I recommended to express the WeChat user population as a percentage of the population of China. That way, the website can remind the user the sheer size of China's population, and then express what percentage of this population use WeChat. (Turns out, it is quite a big percentage.)
While [the tiered-city system] is common knowledge to residents of China, it may not be so useful and contextual to someone from another country.
In China, cities are classified in a tiered system, where higher-tiered cities have a higher GDP, larger population, and are goverened more centrally. While this is common knowledge to residents of China, it may not be so useful and contextual to someone from another country, as the Chinese City Tier System exists only in China.
So, to give a bit more context to the reader, I suggested to list examples of cities in Tier-1 and Tier-2 cities (e.g. Beijing, Shanghai and other well-known cities).
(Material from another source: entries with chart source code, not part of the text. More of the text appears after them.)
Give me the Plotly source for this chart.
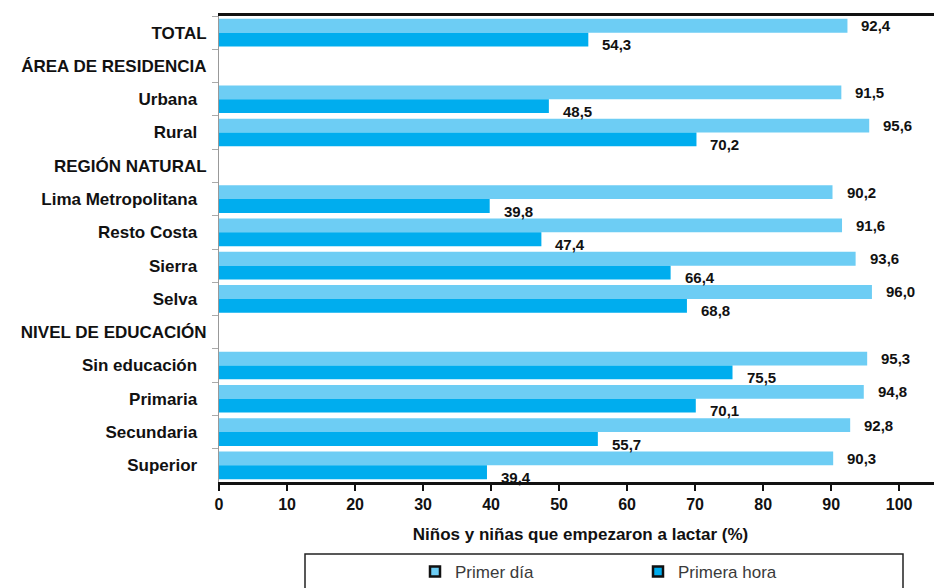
import plotly.graph_objects as go

categories = ["TOTAL", "ÁREA DE RESIDENCIA", "Urbana", "Rural", "REGIÓN NATURAL",
              "Lima Metropolitana", "Resto Costa", "Sierra", "Selva",
              "NIVEL DE EDUCACIÓN", "Sin educación", "Primaria", "Secundaria", "Superior"]
headers = {"TOTAL", "ÁREA DE RESIDENCIA", "REGIÓN NATURAL", "NIVEL DE EDUCACIÓN"}
primer_dia = [92.4, None, 91.5, 95.6, None, 90.2, 91.6, 93.6, 96.0, None, 95.3, 94.8, 92.8, 90.3]
primera_hora = [54.3, None, 48.5, 70.2, None, 39.8, 47.4, 66.4, 68.8, None, 75.5, 70.1, 55.7, 39.4]
x_ticks = [0, 10, 20, 30, 40, 50, 60, 70, 80, 90, 100]

c_light = "#6dcdf4"
c_dark = "#00adee"
FONT = "Liberation Sans Narrow, Arial Narrow, Liberation Sans, sans-serif"

ylabels = [c if c in headers else c + "\u00a0\u00a0" for c in categories]

def fmt(v):
    return "" if v is None else f"{v:.1f}".replace(".", ",")

fig = go.Figure()
fig.add_trace(go.Bar(y=ylabels, x=primer_dia, orientation="h", name="Primer día",
                     marker=dict(color=c_light, line=dict(width=0)), showlegend=False))
fig.add_trace(go.Bar(y=ylabels, x=primera_hora, orientation="h", name="Primera hora",
                     marker=dict(color=c_dark, line=dict(width=0)), showlegend=False))
# legend-only entries (black-framed swatches as in the original)
for nm, col in [("Primer día", c_light), ("Primera hora", c_dark)]:
    fig.add_trace(go.Scatter(x=[None], y=[None], mode="markers", name=nm,
                             marker=dict(symbol="square", size=10, color=col,
                                         line=dict(color="#111", width=2.5))))

ann = []
for lab, v1, v2 in zip(ylabels, primer_dia, primera_hora):
    if v1 is not None:
        ann.append(dict(x=v1, y=lab, text=fmt(v1), xanchor="left", yanchor="middle",
                        xshift=12, yshift=7, showarrow=False,
                        font=dict(family=FONT, size=15, color="#111", weight="bold")))
    if v2 is not None:
        ann.append(dict(x=v2, y=lab, text=fmt(v2), xanchor="left", yanchor="middle",
                        xshift=12, yshift=-12, showarrow=False,
                        font=dict(family=FONT, size=15, color="#111", weight="bold")))

# page offset of 8px (body margin): figure occupies screen 8..942 x 8..588
OFF = 8
W, H = 942 - OFF, 588 - OFF
L, T, B = 219 - OFF, 16 - OFF, 482 - OFF
PW, PH = W - L, B - T

def px(xs):
    return (xs - OFF - L) / PW

def py(ys):
    return (B - (ys - OFF)) / PH

fig.update_layout(
    width=W, height=H,
    margin=dict(l=L, r=0, t=T, b=H - B, autoexpand=False),
    paper_bgcolor="white", plot_bgcolor="white",
    barmode="group", bargap=0.17, bargroupgap=0.0,
    font=dict(family=FONT, size=15, color="#111"),
    annotations=ann,
    showlegend=True,
    legend=dict(orientation="h", x=px(415), xanchor="left",
                y=py(572), yanchor="middle",
                font=dict(family=FONT, size=17, color="#3a3a3a"),
                entrywidth=178, entrywidthmode="pixels", itemwidth=30,
                bgcolor="rgba(0,0,0,0)"),
    shapes=[dict(type="rect", xref="paper", yref="paper",
                 x0=px(305), x1=px(903), y0=py(554), y1=py(610),
                 line=dict(color="#222", width=1.5), fillcolor="rgba(0,0,0,0)")],
)
fig.update_xaxes(range=[0, 106.3], tickvals=x_ticks, ticktext=[str(t) for t in x_ticks],
                 automargin=False,
                 showgrid=False, zeroline=False,
                 showline=True, linecolor="#111", linewidth=3, mirror=True,
                 ticks="outside", ticklen=6, tickwidth=2, tickcolor="#111",
                 tickfont=dict(family=FONT, size=16, color="#111", weight="bold"),
                 title=dict(text="<b>Niños y niñas que empezaron a lactar (%)</b>",
                            font=dict(family=FONT, size=17, color="#111"), standoff=16))
fig.update_yaxes(range=[len(categories) - 0.5, -0.5], automargin=False,
                 showgrid=False, zeroline=False,
                 showline=True, linecolor="#999", linewidth=1,
                 ticks="outside", ticklen=6, tickcolor="#aaa", tickson="boundaries",
                 ticklabelstandoff=8,
                 tickfont=dict(family=FONT, size=17, color="#111", weight="bold"))

fig.write_html("out.html")
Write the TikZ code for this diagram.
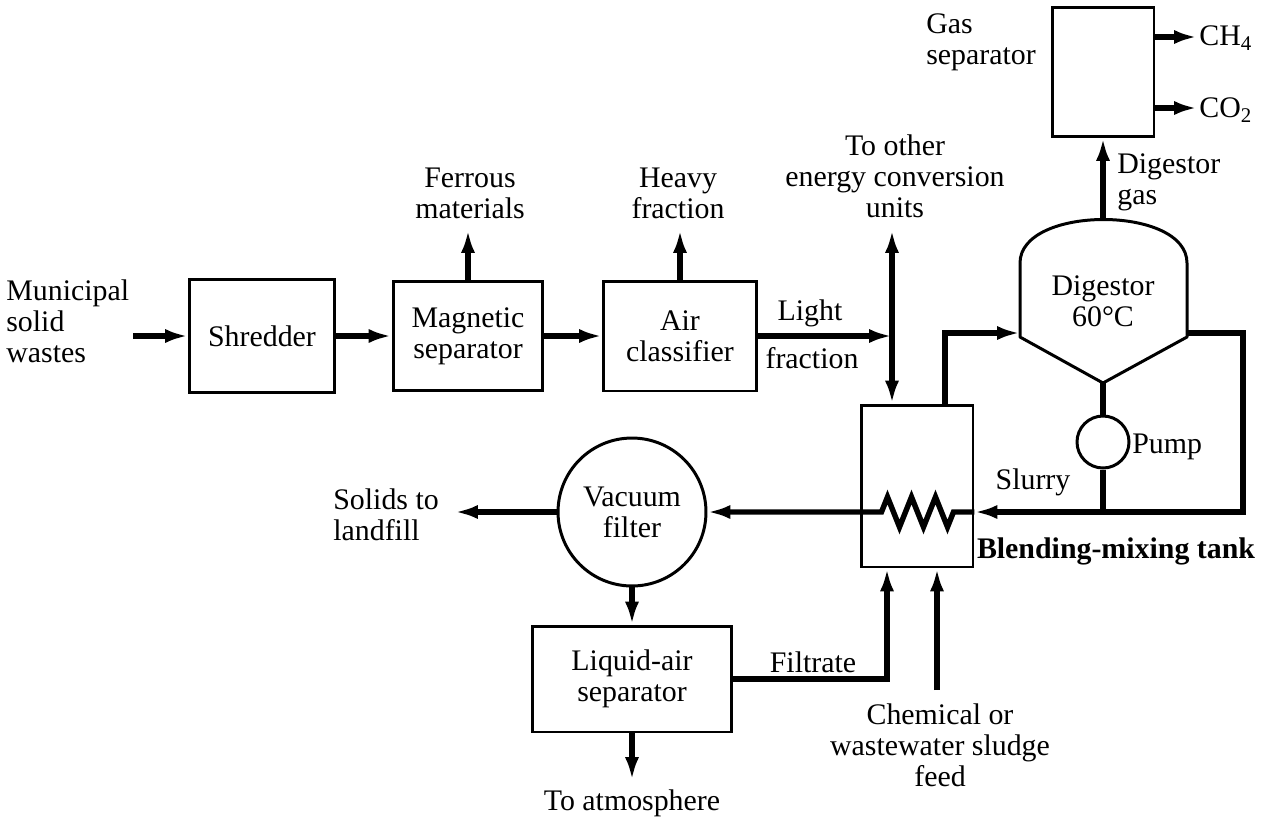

This would allow investors to easily correlate what they may already know about the economy and society of these cities with cities where WeChat is most popular.
What I learned
When working with clients who’s target audience is in another country, they might not be aware that certain local concepts (e.g. tiered cities) might not be familiar to their audience. So it’s also part of my responsibilty to identify these situations and suggest ways to reframe the content to make it meaningful and useful to the viewer.
It was interesting how this project was highly-content driven, unlike most my other work. One of the earliest artefacts I received was a content outline, and my client had a strong sense of how the content would be organized at a high-level. At the lower level, my client had a sense of which pieces of content needed to be emphasized, but did not yet know how. I found that having a design system in place early on helped my client visualize the various ways that plain-text content can be presented, allowing us to communicate much more efficiently.